God so loves the wheat: Matthew 13:24-30, 36-43
Anyone who's ever grown peas, at least in my neck of the woods, can appreciate the parable of the wheat and the weeds. There's this plant—I believe it's called "pigweed"—that invariably comes up between the pea plants and even looks a bit like them at first. Once the shallow-rooted peas start sending out their tendrils, it's very difficult to pull up the pigweed without yanking out a few plants with it. The peas are what count, of course, so the wise gardener leaves well enough alone.

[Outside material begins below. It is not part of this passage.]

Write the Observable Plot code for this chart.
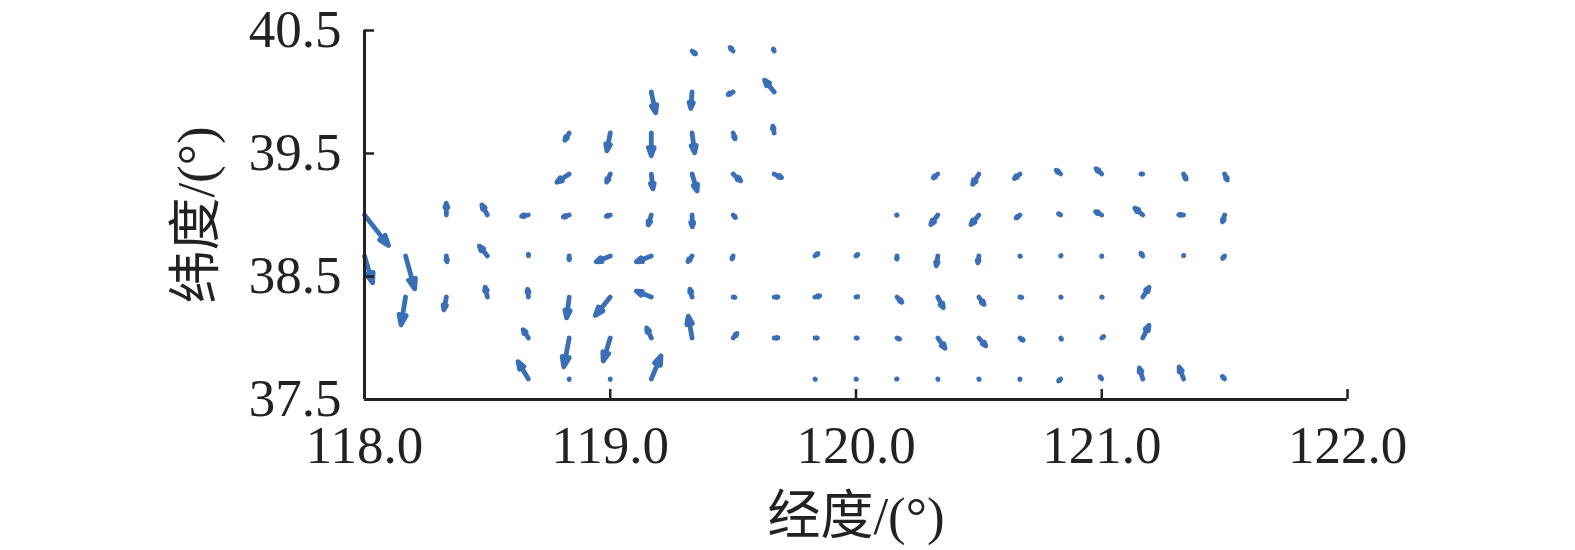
<!DOCTYPE html>
<html>
<head>
<meta charset="utf-8">
<script src="https://cdn.jsdelivr.net/npm/d3@7"></script>
<script src="https://cdn.jsdelivr.net/npm/@observablehq/plot@0.6"></script>
<style>
  html, body { margin: 0; padding: 0; background: #fff; }
</style>
</head>
<body>
<div id="chart"></div>
<script>
// Axis ticks and labels
const xTicks = [118.0, 119.0, 120.0, 121.0, 122.0];
const yTicks = [37.5, 38.5, 39.5, 40.5];
const xDomain = [118.0, 122.0];
const yDomain = [37.5, 40.5];
const xLabel = ["经度/(°)"];
const yLabel = ["纬度/(°)"];

// Grid points (longitude, latitude) of each current vector, row by row (north to south)
const lon = [
  // 40.333
  119.333, 119.5, 119.667,
  // 40.0
  119.167, 119.333, 119.5, 119.667,
  // 39.667
  118.833, 119.0, 119.167, 119.333, 119.5, 119.667,
  // 39.333
  118.833, 119.0, 119.167, 119.333, 119.5, 119.667,
  120.333, 120.5, 120.667, 120.833, 121.0, 121.167, 121.333, 121.5,
  // 39.0
  118.0, 118.333, 118.5, 118.667, 118.833, 119.0, 119.167, 119.333, 119.5,
  120.167, 120.333, 120.5, 120.667, 120.833, 121.0, 121.167, 121.333, 121.5,
  // 38.667
  118.0, 118.167, 118.333, 118.5, 118.667, 118.833, 119.0, 119.167, 119.333, 119.5,
  119.833, 120.0, 120.167, 120.333, 120.5, 120.667, 120.833, 121.0, 121.167, 121.333, 121.5,
  // 38.333
  118.167, 118.333, 118.5, 118.667, 118.833, 119.0, 119.167, 119.333, 119.5, 119.667,
  119.833, 120.0, 120.167, 120.333, 120.5, 120.667, 120.833, 121.0, 121.167,
  // 38.0
  118.667, 118.833, 119.0, 119.167, 119.333, 119.5, 119.667,
  119.833, 120.0, 120.167, 120.333, 120.5, 120.667, 120.833, 121.0, 121.167,
  // 37.667
  118.667, 118.833, 119.0, 119.167,
  119.833, 120.0, 120.167, 120.333, 120.5, 120.667, 120.833, 121.0, 121.167, 121.333, 121.5
];
const lat = [
  40.333, 40.333, 40.333,
  40.0, 40.0, 40.0, 40.0,
  39.667, 39.667, 39.667, 39.667, 39.667, 39.667,
  39.333, 39.333, 39.333, 39.333, 39.333, 39.333,
  39.333, 39.333, 39.333, 39.333, 39.333, 39.333, 39.333, 39.333,
  39.0, 39.0, 39.0, 39.0, 39.0, 39.0, 39.0, 39.0, 39.0,
  39.0, 39.0, 39.0, 39.0, 39.0, 39.0, 39.0, 39.0, 39.0,
  38.667, 38.667, 38.667, 38.667, 38.667, 38.667, 38.667, 38.667, 38.667, 38.667,
  38.667, 38.667, 38.667, 38.667, 38.667, 38.667, 38.667, 38.667, 38.667, 38.667, 38.667,
  38.333, 38.333, 38.333, 38.333, 38.333, 38.333, 38.333, 38.333, 38.333, 38.333,
  38.333, 38.333, 38.333, 38.333, 38.333, 38.333, 38.333, 38.333, 38.333,
  38.0, 38.0, 38.0, 38.0, 38.0, 38.0, 38.0,
  38.0, 38.0, 38.0, 38.0, 38.0, 38.0, 38.0, 38.0, 38.0,
  37.667, 37.667, 37.667, 37.667,
  37.667, 37.667, 37.667, 37.667, 37.667, 37.667, 37.667, 37.667, 37.667, 37.667, 37.667
];
// Eastward (u) and northward (v) components
const u = [
  1.5, -1.25, -0.5,
  1.25, -0.4, -2.0, -2.9,
  -1.5, -1.0, 0.0, 0.75, 0.75, -0.5,
  -3.75, -1.25, 0.5, 1.5, 2.5, 2.6,
  -1.75, -2.0, -2.0, -1.75, -2.0, -1.25, 1.0, 1.0,
  6.5, 0.0, -1.75, -2.5, -2.25, -1.75, -1.0, 0.1, 1.1,
  -0.5, -2.25, -2.5, -1.6, -1.25, -2.25, -2.6, -2.0, -0.75,
  2.25, 2.5, 0.25, -2.5, 0.0, 0.0, -4.25, -4.5, -1.5, -0.6,
  1.4, 1.1, -0.1, -0.5, -0.4, 0.25, 0.25, 0.0, -0.9, 0.0, -1.0,
  -1.25, -0.75, -0.75, -0.25, -0.75, -4.25, -4.5, -0.75, 1.25, 1.75,
  2.0, 1.25, 1.75, 1.75, 1.75, 1.25, 0.6, 0.25, 2.0,
  -1.75, -1.5, -2.0, -1.5, -1.1, 1.5, 1.75,
  1.4, 1.1, 1.4, 2.25, 2.25, 1.5, 0.6, 1.1, 1.9,
  -3.0, 0.0, 0.0, 2.75,
  0.25, 0.25, -0.25, 0.25, 0.25, 0.0, -1.1, -0.9, -1.1, -1.4, -1.1
];
const v = [
  -1.25, 1.5, 1.25,
  -6.0, -4.9, -1.0, 3.6,
  -2.5, -5.25, -6.5, -5.75, -2.25, 2.5,
  -2.5, -2.75, -4.5, -5.0, -2.25, -1.25,
  -1.5, -3.25, -1.6, 1.5, 1.9, 0.0, -2.0, -2.25,
  -8.25, 3.75, 3.25, -0.4, -0.75, -0.6, -3.25, -3.75, -1.25,
  -0.25, -3.0, -3.0, -1.25, 0.75, 1.25, 2.25, 0.1, -2.5,
  -7.5, -9.0, -2.25, 3.1, 1.25, -1.75, -1.75, -1.75, -2.0, -1.5,
  1.1, 0.9, -1.6, -3.25, -2.5, -0.25, 0.25, -0.25, 1.4, 0.4, -1.25,
  -7.75, -4.0, 3.25, 2.75, -6.0, -5.25, 1.75, 2.75, -0.25, 0.0,
  0.5, 0.25, -1.9, -3.4, -2.5, -0.25, -0.4, -0.1, 3.1,
  2.75, -8.0, -6.5, 3.25, 6.25, 1.75, 0.1,
  0.0, -0.1, -0.6, -3.25, -2.6, -1.0, -1.0, 0.9, 3.9,
  5.0, -0.5, -0.5, 6.5,
  -0.25, -0.25, -0.1, -0.5, -0.5, -0.5, -1.1, 1.25, 3.5, 3.75, 1.25
];

const pxPerUnit = 4;
const arrowColor = "#3a6fb7";
const inkColor = "#222222";

// Arrow with a filled head; drawn pointing up, rotated by Plot.vector
const arrowShape = {
  draw(context, l) {
    const hl = Math.min(10, l * 0.36);
    const hw = hl * 0.36;
    context.moveTo(0, 0);
    context.lineTo(0, -(l - hl));
    context.moveTo(-hw, -(l - hl));
    context.lineTo(0, -l);
    context.lineTo(hw, -(l - hl));
    context.closePath();
  }
};

const idx = d3.range(lon.length);

const chart = Plot.plot({
  width: 1575,
  height: 550,
  marginLeft: 364,
  marginRight: 228,
  marginTop: 30,
  marginBottom: 151,
  style: {
    fontFamily: "'Liberation Serif', 'Noto Sans CJK SC', serif",
    fontSize: "53px",
    color: inkColor,
    background: "#fff",
    overflow: "visible"
  },
  x: { domain: xDomain, label: null },
  y: { domain: yDomain, label: null },
  length: { type: "identity" },
  marks: [
    Plot.vector(idx, {
      x: (i) => lon[i],
      y: (i) => lat[i],
      length: (i) => Math.max(0.6, Math.hypot(u[i], v[i]) * pxPerUnit - 3.2),
      rotate: (i) => Math.atan2(u[i], v[i]) * 180 / Math.PI,
      anchor: "start",
      shape: arrowShape,
      stroke: arrowColor,
      fill: arrowColor,
      strokeWidth: 4.8,
      strokeLinecap: "round",
      strokeLinejoin: "round"
    }),
    Plot.ruleX([xDomain[0]], { stroke: inkColor, strokeWidth: 3 }),
    Plot.ruleY([yDomain[0]], { stroke: inkColor, strokeWidth: 3 }),
    Plot.axisX({
      ticks: xTicks,
      tickFormat: (d) => d.toFixed(1),
      tickSize: -10,
      tickPadding: 36,
      strokeWidth: 2.5,
      label: null
    }),
    Plot.axisY({
      ticks: yTicks,
      tickFormat: (d) => d.toFixed(1),
      tickSize: -10,
      tickPadding: 33,
      strokeWidth: 2.5,
      label: null
    }),
    Plot.text(xLabel, {
      text: (d) => d,
      frameAnchor: "bottom",
      textAnchor: "middle",
      lineAnchor: "middle",
      dy: 118,
      fill: inkColor
    }),
    Plot.text(yLabel, {
      text: (d) => d,
      frameAnchor: "left",
      textAnchor: "middle",
      lineAnchor: "middle",
      dx: -167,
      rotate: -90,
      fill: inkColor
    })
  ]
});

document.getElementById("chart").appendChild(chart);
</script>
</body>
</html>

What's central to the parable of the wheat and the weeds is the preciousness of the wheat. The landowner refuses to lose any of it in order to get rid of the weeds. Readers of the Gospels will recognize a familiar theme, the same one that informs the parables of the lost sheep and the lost coin--and even the gathering up of those 12 baskets of leftover fragments after the feeding of the 5,000. In God's economy nothing is wasted; nothing good is counted as expendable.
This is important to bear in mind when we grow impatient with God's role in history. Where is that vindication so often promised? How long must the creation groan in its labor?
Often in these moods our attention is fixed more intently on the stubborn persistence of evil than on the slow emergence of good. When the servants in the parable ask, "Do you want us to go and gather [the weeds]?" we hear an echo of the question posed by James and John, "Do you want us to bid fire come down from heaven and consume them? Jesus' reply to the Sons of Thunder is also pertinent: "You do not know what manner of spirit you are of."
In a better spirit we perceive that the realization of human potential is more important to God than the eradication of human faults. God loves goodness more than God hates evil. In the Greek tragedy that bears her name, Medea kills both of her sons in revenge against her faithless husband. When he asks how she could have done such a thing, she replies, "Because I hated you more than I loved them." For God, apparently, hate can never be a stronger emotion than love.
Lenin once said it is better to execute a hundred innocent persons than to have one guilty person go free. You cannot appreciate the wonder of God's love without first appreciating the "reasonableness" of Lenin's position. Assuming that the innocent vastly outnumber the guilty, assuming that society exists only as a collective, and assuming that the only worthwhile goal is to build a better society, it makes all the sense in the world to root out that one weed, even at the cost of a hundred stalks of wheat.
But God is a different kind of farmer. God is like a teacher who does not care so much about who cheats as he cares about who learns. She bides her time with a classful of smug stinkers just so one struggling underachiever can pass his test.
We can also grow impatient with God when our prayers to uproot some personal weed seem to go unanswered. More than once someone in my parish has asked me, "Why am I unable to overcome my rage against someone who has used and abused me, even though I ask God for the grace to do so?" Perhaps because God knows that at this time in your life it is only with the help of rage that you can avoid being used and abused again. God will not uproot the wheat of your survival to get at the weed of your fury.
And perhaps the weed itself is merely another strain of wheat. Up until their crucifixion, the two thieves who died beside Jesus probably appeared as no more than two bad peas in the same bad pod. Up until the day when some of the convicts at Attica threw themselves as human shields over their hostages, "acting on impulse" was probably the greatest shortcoming of their lives. Time told another story.
In all this we should not forget that parables are merely parables. Even as literal narratives they invite us to consider the exceptions.
Right now my wife and I are taking apart one her perennial gardens, a task especially arduous in that this is also a rock garden with some very large rocks. No matter, it must all come apart, the ground must be covered with sheets of black plastic, and only after every sign of vegetation has been obliterated from the spot can we plant again.
The reason for these measures is the appearance and, in spite of our best efforts, the reappearance of a noxious growth known as "bishop's weed." (Members of churches with episcopal polity are invited to stop smirking.) Bishop's weed eventually "takes over" any place where it gets a good start; it's capable of ruining an entire hay field. Since we live in a farming community, and since our yard actually adjoins a hay field, there's a motive of responsibility behind our ruthlessness.
It would be a misguided application of the parable of the wheat and the weeds to say that we ought to wait and see what happens with the bishop's weed. We could spare our garden only to have our neighbor lose his farm. (And how often doesn't "liberality" work just like that? We extend the magnanimous gesture and leave somebody else to pick up the tab.)
It would be even more misguided to apply the parable to a weed like racism, for example, and to maintain that since it grows so close to so many of our cherished institutions we ought to wait until the Final Harvest to root it out. We should never forget that the same Lord who told the parable of the wheat and the weeds also said, "If your right hand offends you, cut it off."